É este trajeto que permite explicar os 33% de pobreza e a concentração em poucos multimilionários do petróleo, da construção ou das finanças. Refiro-me a Alejandro Bulgheroni, Eduardo Eurnekian, Alberto Roemmers, Gregorio Pérez Companc, Jorge Horacio Brito, Eduardo Costantini, ou Marcos Galperin. A Argentina replica o que se passa no mundo, onde 8 fortunas individuais detêm a mesma riqueza que 50% da população mundial.

É de interesse recuperar a memória, sim, mas também considerar as continuidades essenciais em tempos constitucionais para tornar a Argentina funcional para a ordem capitalista mundial, agora – no quadro da crise - desafiada ao seu próprio reordenamento. Este manifesta-se nas críticas à globalização capitalista a partir das suas próprias classes dominantes, caso do BREXIT ou do triunfo de Trump, ou da expansão visível das direitas mundiais que se oferecem para reformar em seu benefício o capitalismo atual.

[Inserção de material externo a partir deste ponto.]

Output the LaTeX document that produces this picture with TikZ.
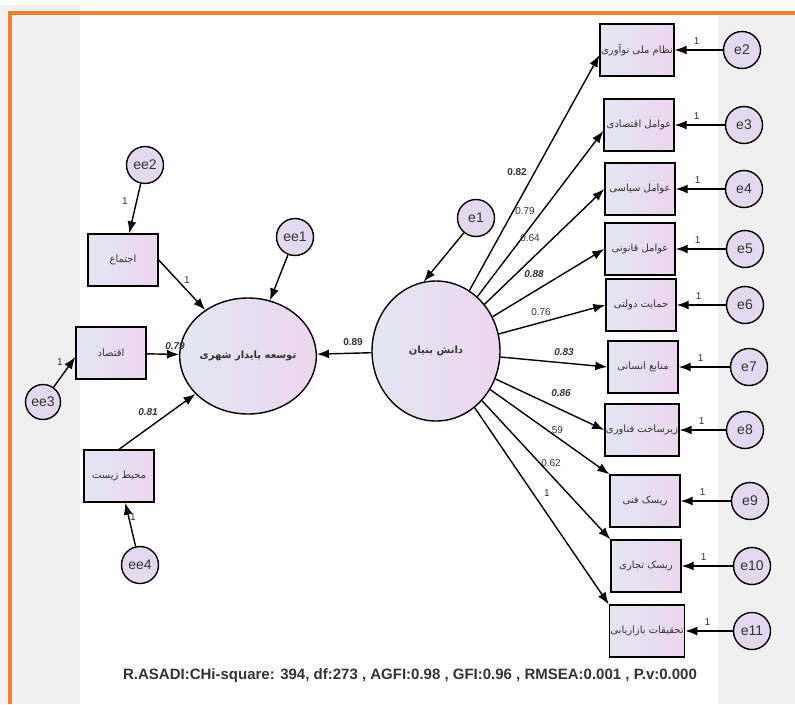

São reformas para relançar a lógica do lucro, da acumulação e da dominação. Por isso há que pensar em termos alternativos, o que supõe a crítica aos processos de mudança que se processaram ou processam na nossa região e discutir a necessária transição da ordem atual para formas sociais de organização da produção e da vida quotidiana colocando em primeiro lugar os direitos humanos e os da natureza.

A gigantesca manifestação de recuperação do acontecimento que o genocídio representou pode servir para construir subjetividade e propostas programáticas para uma crítica do passado e do presente, juntamente com debate sobre o próximo futuro de emancipação social.